§ **Task prompt**:
Word for word, quote all of the material, omitting the pictures.

++++ Provided entries

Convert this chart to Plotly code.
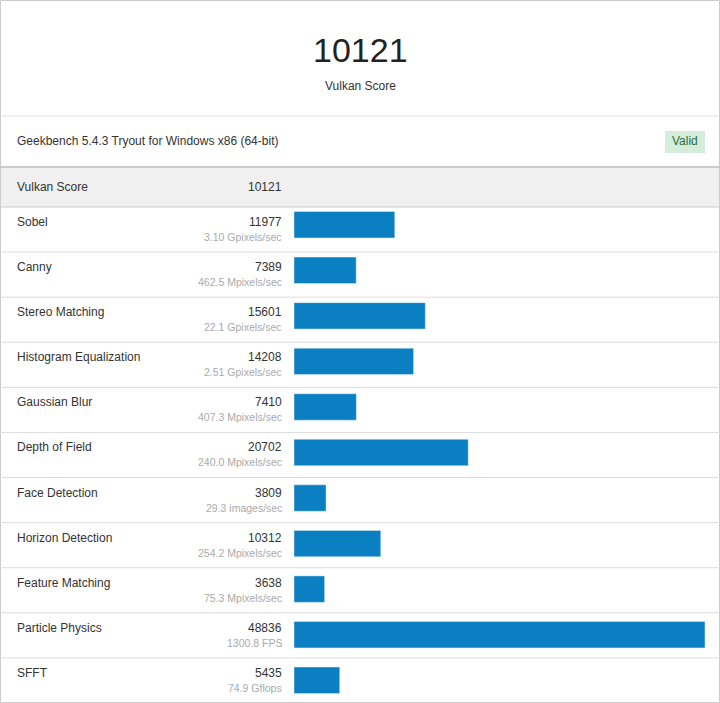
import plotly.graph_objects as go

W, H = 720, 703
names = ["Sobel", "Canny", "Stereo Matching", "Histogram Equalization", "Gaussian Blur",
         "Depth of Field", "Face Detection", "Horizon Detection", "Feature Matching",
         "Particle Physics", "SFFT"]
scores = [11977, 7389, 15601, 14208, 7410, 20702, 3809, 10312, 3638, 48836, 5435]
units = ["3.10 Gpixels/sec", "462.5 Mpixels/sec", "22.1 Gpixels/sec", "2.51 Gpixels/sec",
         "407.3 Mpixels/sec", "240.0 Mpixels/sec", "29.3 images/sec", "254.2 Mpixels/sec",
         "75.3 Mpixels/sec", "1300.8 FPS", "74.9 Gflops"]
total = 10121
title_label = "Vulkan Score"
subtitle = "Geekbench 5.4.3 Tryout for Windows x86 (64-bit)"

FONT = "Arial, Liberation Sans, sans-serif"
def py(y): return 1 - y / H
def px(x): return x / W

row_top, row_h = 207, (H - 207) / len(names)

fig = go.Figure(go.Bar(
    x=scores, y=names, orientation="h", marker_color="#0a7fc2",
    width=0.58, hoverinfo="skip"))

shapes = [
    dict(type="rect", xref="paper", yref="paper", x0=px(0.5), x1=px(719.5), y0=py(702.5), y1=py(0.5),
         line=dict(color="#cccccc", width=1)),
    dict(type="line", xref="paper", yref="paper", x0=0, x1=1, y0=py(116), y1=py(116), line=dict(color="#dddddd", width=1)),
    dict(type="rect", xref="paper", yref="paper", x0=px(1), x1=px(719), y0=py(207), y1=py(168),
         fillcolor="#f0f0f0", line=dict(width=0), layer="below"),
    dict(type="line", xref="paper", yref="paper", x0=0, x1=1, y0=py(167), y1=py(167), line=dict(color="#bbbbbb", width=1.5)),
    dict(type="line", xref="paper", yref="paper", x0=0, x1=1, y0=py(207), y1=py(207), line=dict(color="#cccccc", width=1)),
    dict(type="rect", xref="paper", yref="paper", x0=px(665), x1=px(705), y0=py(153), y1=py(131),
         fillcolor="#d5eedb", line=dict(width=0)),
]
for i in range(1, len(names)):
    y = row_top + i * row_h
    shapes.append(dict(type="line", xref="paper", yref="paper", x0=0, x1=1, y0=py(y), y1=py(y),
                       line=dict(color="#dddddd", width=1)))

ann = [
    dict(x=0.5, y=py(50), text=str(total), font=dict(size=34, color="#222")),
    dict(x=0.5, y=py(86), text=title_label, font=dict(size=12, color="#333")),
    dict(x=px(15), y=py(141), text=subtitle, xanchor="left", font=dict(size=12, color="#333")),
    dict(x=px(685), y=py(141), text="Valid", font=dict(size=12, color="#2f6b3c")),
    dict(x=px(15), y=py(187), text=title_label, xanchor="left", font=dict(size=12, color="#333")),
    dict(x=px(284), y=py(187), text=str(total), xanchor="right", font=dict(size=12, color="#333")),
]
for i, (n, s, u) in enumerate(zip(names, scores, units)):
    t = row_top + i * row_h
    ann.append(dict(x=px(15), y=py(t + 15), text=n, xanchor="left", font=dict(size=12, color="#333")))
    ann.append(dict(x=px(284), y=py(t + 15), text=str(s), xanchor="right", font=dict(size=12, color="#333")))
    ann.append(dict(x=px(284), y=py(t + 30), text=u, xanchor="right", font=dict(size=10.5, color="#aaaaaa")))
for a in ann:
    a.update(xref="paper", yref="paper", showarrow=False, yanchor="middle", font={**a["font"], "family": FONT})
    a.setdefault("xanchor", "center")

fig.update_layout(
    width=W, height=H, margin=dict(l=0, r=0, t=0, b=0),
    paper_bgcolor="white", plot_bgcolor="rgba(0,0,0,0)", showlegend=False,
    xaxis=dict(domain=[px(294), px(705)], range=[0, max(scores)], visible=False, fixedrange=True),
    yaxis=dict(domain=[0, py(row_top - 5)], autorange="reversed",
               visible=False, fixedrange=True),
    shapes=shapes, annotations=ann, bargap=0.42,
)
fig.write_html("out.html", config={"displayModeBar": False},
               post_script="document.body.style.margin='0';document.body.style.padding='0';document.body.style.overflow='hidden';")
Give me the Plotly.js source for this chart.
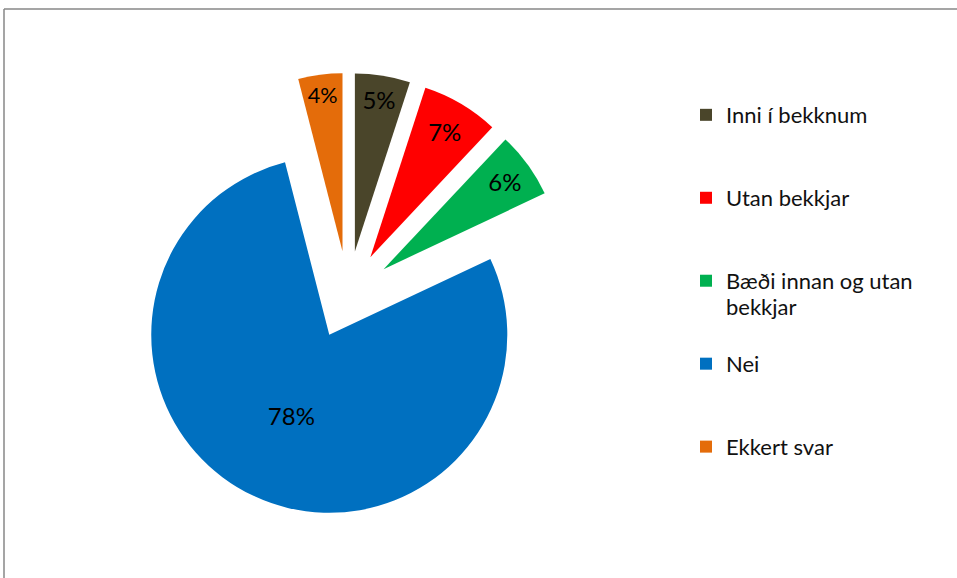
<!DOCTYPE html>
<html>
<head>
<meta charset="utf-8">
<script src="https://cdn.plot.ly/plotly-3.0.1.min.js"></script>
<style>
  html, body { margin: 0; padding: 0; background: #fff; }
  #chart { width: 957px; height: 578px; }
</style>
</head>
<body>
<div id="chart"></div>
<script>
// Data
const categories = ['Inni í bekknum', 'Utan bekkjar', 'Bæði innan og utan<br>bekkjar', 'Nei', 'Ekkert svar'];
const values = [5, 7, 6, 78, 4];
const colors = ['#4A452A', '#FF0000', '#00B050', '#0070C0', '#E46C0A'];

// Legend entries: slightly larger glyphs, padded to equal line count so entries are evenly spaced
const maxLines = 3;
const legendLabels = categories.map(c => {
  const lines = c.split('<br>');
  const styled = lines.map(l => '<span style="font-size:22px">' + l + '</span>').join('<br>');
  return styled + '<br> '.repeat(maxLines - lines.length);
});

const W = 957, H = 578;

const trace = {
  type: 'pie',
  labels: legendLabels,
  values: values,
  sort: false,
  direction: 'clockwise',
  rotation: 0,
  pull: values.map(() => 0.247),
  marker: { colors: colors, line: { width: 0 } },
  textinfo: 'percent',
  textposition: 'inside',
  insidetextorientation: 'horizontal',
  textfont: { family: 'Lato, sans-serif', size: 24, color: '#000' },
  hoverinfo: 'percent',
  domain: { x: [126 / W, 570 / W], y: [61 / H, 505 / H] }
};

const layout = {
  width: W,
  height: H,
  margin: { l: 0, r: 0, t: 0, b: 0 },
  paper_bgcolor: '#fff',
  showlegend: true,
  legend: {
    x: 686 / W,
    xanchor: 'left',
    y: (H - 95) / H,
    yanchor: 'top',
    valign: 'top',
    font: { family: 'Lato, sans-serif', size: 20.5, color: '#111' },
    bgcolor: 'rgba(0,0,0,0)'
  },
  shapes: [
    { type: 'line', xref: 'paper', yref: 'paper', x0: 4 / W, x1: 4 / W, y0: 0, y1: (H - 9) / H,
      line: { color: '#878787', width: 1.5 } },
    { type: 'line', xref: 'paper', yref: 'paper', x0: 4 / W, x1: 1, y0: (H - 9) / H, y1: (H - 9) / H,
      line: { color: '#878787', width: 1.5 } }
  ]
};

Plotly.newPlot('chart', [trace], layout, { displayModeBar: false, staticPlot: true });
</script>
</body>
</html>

++++++++

§ **Response to the exercise**:
Convert this chart to Plotly code.
import plotly.graph_objects as go

W, H = 720, 703
names = ["Sobel", "Canny", "Stereo Matching", "Histogram Equalization", "Gaussian Blur",
         "Depth of Field", "Face Detection", "Horizon Detection", "Feature Matching",
         "Particle Physics", "SFFT"]
scores = [11977, 7389, 15601, 14208, 7410, 20702, 3809, 10312, 3638, 48836, 5435]
units = ["3.10 Gpixels/sec", "462.5 Mpixels/sec", "22.1 Gpixels/sec", "2.51 Gpixels/sec",
         "407.3 Mpixels/sec", "240.0 Mpixels/sec", "29.3 images/sec", "254.2 Mpixels/sec",
         "75.3 Mpixels/sec", "1300.8 FPS", "74.9 Gflops"]
total = 10121
title_label = "Vulkan Score"
subtitle = "Geekbench 5.4.3 Tryout for Windows x86 (64-bit)"

FONT = "Arial, Liberation Sans, sans-serif"
def py(y): return 1 - y / H
def px(x): return x / W

row_top, row_h = 207, (H - 207) / len(names)

fig = go.Figure(go.Bar(
    x=scores, y=names, orientation="h", marker_color="#0a7fc2",
    width=0.58, hoverinfo="skip"))

shapes = [
    dict(type="rect", xref="paper", yref="paper", x0=px(0.5), x1=px(719.5), y0=py(702.5), y1=py(0.5),
         line=dict(color="#cccccc", width=1)),
    dict(type="line", xref="paper", yref="paper", x0=0, x1=1, y0=py(116), y1=py(116), line=dict(color="#dddddd", width=1)),
    dict(type="rect", xref="paper", yref="paper", x0=px(1), x1=px(719), y0=py(207), y1=py(168),
         fillcolor="#f0f0f0", line=dict(width=0), layer="below"),
    dict(type="line", xref="paper", yref="paper", x0=0, x1=1, y0=py(167), y1=py(167), line=dict(color="#bbbbbb", width=1.5)),
    dict(type="line", xref="paper", yref="paper", x0=0, x1=1, y0=py(207), y1=py(207), line=dict(color="#cccccc", width=1)),
    dict(type="rect", xref="paper", yref="paper", x0=px(665), x1=px(705), y0=py(153), y1=py(131),
         fillcolor="#d5eedb", line=dict(width=0)),
]
for i in range(1, len(names)):
    y = row_top + i * row_h
    shapes.append(dict(type="line", xref="paper", yref="paper", x0=0, x1=1, y0=py(y), y1=py(y),
                       line=dict(color="#dddddd", width=1)))

ann = [
    dict(x=0.5, y=py(50), text=str(total), font=dict(size=34, color="#222")),
    dict(x=0.5, y=py(86), text=title_label, font=dict(size=12, color="#333")),
    dict(x=px(15), y=py(141), text=subtitle, xanchor="left", font=dict(size=12, color="#333")),
    dict(x=px(685), y=py(141), text="Valid", font=dict(size=12, color="#2f6b3c")),
    dict(x=px(15), y=py(187), text=title_label, xanchor="left", font=dict(size=12, color="#333")),
    dict(x=px(284), y=py(187), text=str(total), xanchor="right", font=dict(size=12, color="#333")),
]
for i, (n, s, u) in enumerate(zip(names, scores, units)):
    t = row_top + i * row_h
    ann.append(dict(x=px(15), y=py(t + 15), text=n, xanchor="left", font=dict(size=12, color="#333")))
    ann.append(dict(x=px(284), y=py(t + 15), text=str(s), xanchor="right", font=dict(size=12, color="#333")))
    ann.append(dict(x=px(284), y=py(t + 30), text=u, xanchor="right", font=dict(size=10.5, color="#aaaaaa")))
for a in ann:
    a.update(xref="paper", yref="paper", showarrow=False, yanchor="middle", font={**a["font"], "family": FONT})
    a.setdefault("xanchor", "center")

fig.update_layout(
    width=W, height=H, margin=dict(l=0, r=0, t=0, b=0),
    paper_bgcolor="white", plot_bgcolor="rgba(0,0,0,0)", showlegend=False,
    xaxis=dict(domain=[px(294), px(705)], range=[0, max(scores)], visible=False, fixedrange=True),
    yaxis=dict(domain=[0, py(row_top - 5)], autorange="reversed",
               visible=False, fixedrange=True),
    shapes=shapes, annotations=ann, bargap=0.42,
)
fig.write_html("out.html", config={"displayModeBar": False},
               post_script="document.body.style.margin='0';document.body.style.padding='0';document.body.style.overflow='hidden';")
Give me the Plotly.js source for this chart.
<!DOCTYPE html>
<html>
<head>
<meta charset="utf-8">
<script src="https://cdn.plot.ly/plotly-3.0.1.min.js"></script>
<style>
  html, body { margin: 0; padding: 0; background: #fff; }
  #chart { width: 957px; height: 578px; }
</style>
</head>
<body>
<div id="chart"></div>
<script>
// Data
const categories = ['Inni í bekknum', 'Utan bekkjar', 'Bæði innan og utan<br>bekkjar', 'Nei', 'Ekkert svar'];
const values = [5, 7, 6, 78, 4];
const colors = ['#4A452A', '#FF0000', '#00B050', '#0070C0', '#E46C0A'];

// Legend entries: slightly larger glyphs, padded to equal line count so entries are evenly spaced
const maxLines = 3;
const legendLabels = categories.map(c => {
  const lines = c.split('<br>');
  const styled = lines.map(l => '<span style="font-size:22px">' + l + '</span>').join('<br>');
  return styled + '<br> '.repeat(maxLines - lines.length);
});

const W = 957, H = 578;

const trace = {
  type: 'pie',
  labels: legendLabels,
  values: values,
  sort: false,
  direction: 'clockwise',
  rotation: 0,
  pull: values.map(() => 0.247),
  marker: { colors: colors, line: { width: 0 } },
  textinfo: 'percent',
  textposition: 'inside',
  insidetextorientation: 'horizontal',
  textfont: { family: 'Lato, sans-serif', size: 24, color: '#000' },
  hoverinfo: 'percent',
  domain: { x: [126 / W, 570 / W], y: [61 / H, 505 / H] }
};

const layout = {
  width: W,
  height: H,
  margin: { l: 0, r: 0, t: 0, b: 0 },
  paper_bgcolor: '#fff',
  showlegend: true,
  legend: {
    x: 686 / W,
    xanchor: 'left',
    y: (H - 95) / H,
    yanchor: 'top',
    valign: 'top',
    font: { family: 'Lato, sans-serif', size: 20.5, color: '#111' },
    bgcolor: 'rgba(0,0,0,0)'
  },
  shapes: [
    { type: 'line', xref: 'paper', yref: 'paper', x0: 4 / W, x1: 4 / W, y0: 0, y1: (H - 9) / H,
      line: { color: '#878787', width: 1.5 } },
    { type: 'line', xref: 'paper', yref: 'paper', x0: 4 / W, x1: 1, y0: (H - 9) / H, y1: (H - 9) / H,
      line: { color: '#878787', width: 1.5 } }
  ]
};

Plotly.newPlot('chart', [trace], layout, { displayModeBar: false, staticPlot: true });
</script>
</body>
</html>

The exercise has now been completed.